金子:研究しているのは、おそらく8時間ぐらいだと思います。集中力には限界があるので、家に帰ったら映画や動画を見たりしてくつろいでいます。ただいったん研究室に入ったら、集中力を切らさないよう意識しています。また計画段階では絶対に諦めないようにと心がけ、考え込みすぎず、とにかく一度やってみるということを意識しています。自分が好きだと思える分野とはいえ、やってみないとわからない領域でもありますから。

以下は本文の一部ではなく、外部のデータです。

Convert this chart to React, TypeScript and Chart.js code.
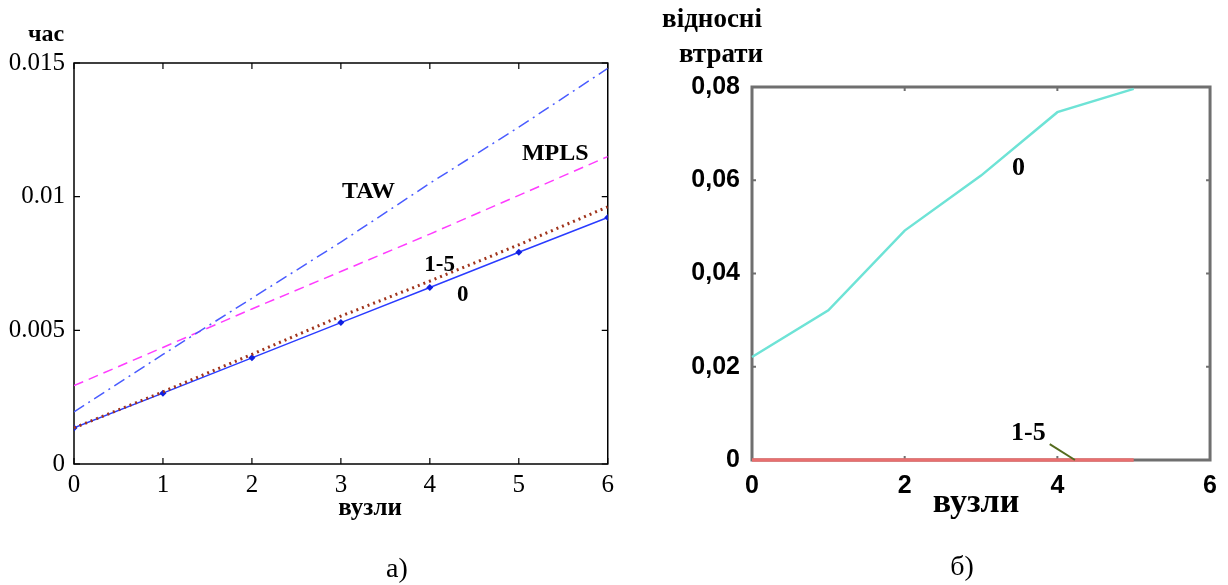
import React, { useEffect, useRef } from "react";
import { Chart, registerables } from "chart.js";

Chart.register(...registerables);

// ---- Chart a) : time vs nodes ----
const nodesA = [0, 1, 2, 3, 4, 5, 6];
const series0A = [0.00135, 0.00265, 0.00397, 0.00529, 0.0066, 0.00792, 0.00922];
const series15A = [0.00135, 0.0027, 0.0041, 0.00553, 0.00684, 0.0082, 0.00962];
const seriesMPLS = [0.00293, 0.00436, 0.0058, 0.0072, 0.0086, 0.01005, 0.0115];
const seriesTAW = [0.00195, 0.0041, 0.0062, 0.0083, 0.0105, 0.0126, 0.0148];
const yTicksA = ["0", "0.005", "0.01", "0.015"];
const xTicksA = ["0", "1", "2", "3", "4", "5", "6"];

// ---- Chart б) : relative losses vs nodes ----
const nodesB = [0, 1, 2, 3, 4, 5];
const series0B = [0.0221, 0.0321, 0.0492, 0.061, 0.0746, 0.0796];
const series15B = [0, 0, 0, 0, 0, 0];
const yTicksB = ["0", "0,02", "0,04", "0,06", "0,08"];
const xTicksB = ["0", "", "2", "", "4", "", "6"];
const leaderB = [
  { x: 3.9, y: 0.0034 },
  { x: 4.23, y: 0 },
];

type Lbl = { text: string; x: number; y: number; font: string; color?: string; align?: CanvasTextAlign };

const pts = (xs: number[], ys: number[]) => xs.map((x, i) => ({ x, y: ys[i] }));

const framePlugin = {
  id: "frame",
  beforeDatasetsDraw(chart: any, _args: any, opts: any) {
    const { ctx, chartArea: a, scales } = chart;
    ctx.save();
    ctx.strokeStyle = opts.color;
    ctx.lineWidth = opts.width;
    ctx.strokeRect(a.left, a.top, a.right - a.left, a.bottom - a.top);
    ctx.lineWidth = opts.tickWidth;
    const L = opts.tickLen;
    ctx.beginPath();
    for (const v of opts.xTicks as number[]) {
      const px = scales.x.getPixelForValue(v);
      ctx.moveTo(px, a.bottom);
      ctx.lineTo(px, a.bottom - L);
      ctx.moveTo(px, a.top);
      ctx.lineTo(px, a.top + L);
    }
    for (const v of opts.yTicks as number[]) {
      const py = scales.y.getPixelForValue(v);
      ctx.moveTo(a.left, py);
      ctx.lineTo(a.left + L, py);
      ctx.moveTo(a.right, py);
      ctx.lineTo(a.right - L, py);
    }
    ctx.stroke();
    ctx.restore();
  },
};

const textPlugin = {
  id: "texts",
  afterDraw(chart: any, _args: any, opts: any) {
    const { ctx, scales } = chart;
    ctx.save();
    ctx.textBaseline = "middle";
    for (const l of (opts.dataLabels || []) as Lbl[]) {
      ctx.font = l.font;
      ctx.fillStyle = l.color || "#000";
      ctx.textAlign = l.align || "center";
      ctx.fillText(l.text, scales.x.getPixelForValue(l.x), scales.y.getPixelForValue(l.y));
    }
    for (const l of (opts.pixelLabels || []) as Lbl[]) {
      ctx.font = l.font;
      ctx.fillStyle = l.color || "#000";
      ctx.textAlign = l.align || "center";
      ctx.fillText(l.text, l.x, l.y);
    }
    ctx.restore();
  },
};

function ChartA() {
  const ref = useRef<HTMLCanvasElement>(null);
  useEffect(() => {
    const lblFont = "bold 24px 'Liberation Serif', serif";
    const chart = new Chart(ref.current!, {
      type: "line",
      data: {
        datasets: [
          {
            label: "TAW",
            data: pts(nodesA, seriesTAW),
            borderColor: "#4a5cff",
            borderWidth: 1.5,
            borderDash: [12, 5, 2, 5],
            pointRadius: 0,
            fill: false,
          },
          {
            label: "MPLS",
            data: pts(nodesA, seriesMPLS),
            borderColor: "#ff3cff",
            borderWidth: 1.5,
            borderDash: [10, 6],
            pointRadius: 0,
            fill: false,
          },
          {
            label: "1-5",
            data: pts(nodesA, series15A),
            borderColor: "#a0341c",
            borderWidth: 3,
            borderDash: [2, 4],
            pointRadius: 0,
            fill: false,
          },
          {
            label: "0",
            data: pts(nodesA, series0A),
            borderColor: "#2a3cff",
            backgroundColor: "#1020e0",
            borderWidth: 1.5,
            pointStyle: "rectRot",
            pointRadius: 3.5,
            pointBorderWidth: 0,
            fill: false,
          },
        ],
      },
      options: {
        responsive: false,
        animation: false,
        layout: { padding: { left: 0, right: 7, top: 63, bottom: 81 } },
        plugins: {
          legend: { display: false },
          tooltip: { enabled: false },
          frame: { color: "#000", width: 1.5, tickWidth: 1.2, tickLen: 6, xTicks: nodesA, yTicks: [0, 0.005, 0.01, 0.015] },
          texts: {
            dataLabels: [
              { text: "TAW", x: 3.31, y: 0.01017, font: lblFont },
              { text: "MPLS", x: 5.41, y: 0.0116, font: lblFont },
              { text: "1-5", x: 4.11, y: 0.00744, font: "bold 23px 'Liberation Serif', serif" },
              { text: "0", x: 4.37, y: 0.00632, font: "bold 23px 'Liberation Serif', serif" },
            ],
            pixelLabels: [
              { text: "час", x: 46, y: 35, font: lblFont },
              { text: "вузли", x: 370, y: 509, font: "bold 25px 'Liberation Serif', serif" },
            ],
          },
        } as any,
        scales: {
          x: {
            type: "linear",
            min: 0,
            max: 6,
            grid: { display: false, drawTicks: false },
            border: { display: false },
            afterFit: (s: any) => { s.height = 40; },
            ticks: {
              stepSize: 1,
              padding: 6,
              color: "#000",
              font: { family: "'Liberation Serif', serif", size: 25 },
              callback: (_v: any, i: number) => xTicksA[i],
            },
          },
          y: {
            type: "linear",
            min: 0,
            max: 0.015,
            grid: { display: false, drawTicks: false },
            border: { display: false },
            afterFit: (s: any) => { s.width = 74; },
            ticks: {
              stepSize: 0.005,
              padding: 9,
              color: "#000",
              font: { family: "'Liberation Serif', serif", size: 25 },
              callback: (_v: any, i: number) => yTicksA[i],
            },
          },
        },
      },
      plugins: [framePlugin, textPlugin],
    });
    return () => chart.destroy();
  }, []);
  return <canvas ref={ref} width={620} height={585} />;
}

const leaderPlugin = {
  id: "leader",
  afterDatasetsDraw(chart: any, _a: any, opts: any) {
    const { ctx, scales } = chart;
    ctx.save();
    ctx.strokeStyle = opts.color;
    ctx.lineWidth = opts.width;
    ctx.beginPath();
    (opts.points as { x: number; y: number }[]).forEach((p, i) => {
      const px = scales.x.getPixelForValue(p.x);
      const py = scales.y.getPixelForValue(p.y);
      if (i === 0) ctx.moveTo(px, py);
      else ctx.lineTo(px, py);
    });
    ctx.stroke();
    ctx.restore();
  },
};

function ChartB() {
  const ref = useRef<HTMLCanvasElement>(null);
  useEffect(() => {
    const lblFont = "bold 26px 'Liberation Serif', serif";
    const titleFont = "bold 27px 'Liberation Serif', serif";
    const chart = new Chart(ref.current!, {
      type: "line",
      data: {
        datasets: [
          {
            label: "0",
            data: pts(nodesB, series0B),
            borderColor: "#6ee3d6",
            borderWidth: 2.5,
            pointRadius: 0,
            fill: false,
            clip: 6,
          },
          {
            label: "1-5",
            data: pts(nodesB, series15B),
            borderColor: "#e86f6f",
            borderWidth: 3.5,
            pointRadius: 0,
            fill: false,
            clip: 6,
          },
        ],
      },
      options: {
        responsive: false,
        animation: false,
        layout: { padding: { left: 0, right: 15, top: 87, bottom: 85 } },
        plugins: {
          legend: { display: false },
          tooltip: { enabled: false },
          frame: { color: "#6f6f6f", width: 3, tickWidth: 2, tickLen: 4, xTicks: [2, 4], yTicks: [0.02, 0.04, 0.06] },
          leader: { color: "#556b1e", width: 2, points: leaderB },
          texts: {
            dataLabels: [
              { text: "0", x: 3.49, y: 0.0625, font: lblFont },
              { text: "1-5", x: 3.62, y: 0.0058, font: lblFont },
            ],
            pixelLabels: [
              { text: "відносні", x: 92, y: 20, font: titleFont },
              { text: "втрати", x: 101, y: 55, font: titleFont },
              { text: "вузли", x: 356, y: 503, font: "bold 34px 'Liberation Serif', serif" },
            ],
          },
        } as any,
        scales: {
          x: {
            type: "linear",
            min: 0,
            max: 6,
            grid: { display: false, drawTicks: false },
            border: { display: false },
            afterFit: (s: any) => { s.height = 40; },
            ticks: {
              stepSize: 1,
              padding: 11,
              color: "#000",
              font: { family: "'Liberation Sans', Arial, sans-serif", size: 25, weight: "bold" },
              callback: (_v: any, i: number) => xTicksB[i],
            },
          },
          y: {
            type: "linear",
            min: 0,
            max: 0.08,
            grid: { display: false, drawTicks: false },
            border: { display: false },
            afterFit: (s: any) => { s.width = 132; },
            ticks: {
              stepSize: 0.02,
              padding: 12,
              color: "#000",
              font: { family: "'Liberation Sans', Arial, sans-serif", size: 25, weight: "bold" },
              callback: (_v: any, i: number) => yTicksB[i],
            },
          },
        },
      },
      plugins: [framePlugin, leaderPlugin, textPlugin],
    });
    return () => chart.destroy();
  }, []);
  return <canvas ref={ref} width={608} height={585} />;
}

export default function App() {
  const cap: React.CSSProperties = {
    position: "absolute",
    fontFamily: "'Liberation Serif', 'Times New Roman', serif",
    fontSize: 28,
    color: "#000",
    lineHeight: "30px",
    transform: "translate(-50%, -50%)",
    whiteSpace: "nowrap",
  };
  return (
    <div style={{ position: "fixed", left: 0, top: 0, width: 1228, height: 585, background: "#fff", overflow: "hidden" }}>
      <div style={{ position: "absolute", left: 0, top: 0 }}>
        <ChartA />
      </div>
      <div style={{ position: "absolute", left: 620, top: 0 }}>
        <ChartB />
      </div>
      <div style={{ ...cap, left: 397, top: 568 }}>а)</div>
      <div style={{ ...cap, left: 962, top: 566 }}>б)</div>
    </div>
  );
}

―― 学振の応募申請書を書くときに注意された点を教えてください。
金子:何より注意したのが研究の規模感です。3年かけて取り組む研究なのだから、それなりの規模感が伝わるよう意識しました。もちろん自分自身としても、20代半ばの3年間を捧げるのだから、大げさにいえばここでいったん人生を決める、くらいの思いも込めました。そこまで思うようになったのは、まわりに多くいた留学生の影響があると思います。彼らを見ていると、まさに人生を賭けている様子がひしひしと伝わってきます。そして、申請書は孟先生に何度も添削していただきました。あとは博士前期課程の間に論文を出せていたのもよかったです。論文に使用した図などを申請書に利用でき、研究をより分かりやすく伝えられたかなと思っています。
―― 今後のキャリアパスはどう考えているのでしょうか。
金子:孟先生のようにソフトウェアとハードウェアの両方をやりたいと思いながらも、今はとにかくハードハードウェアのアーキテクチャ系を突き詰めていきたいです。学位取得後については研究職、それもできれば企業ではなく大学などアカデミア系の機関などで研究に取り組んでいきたいと思っています。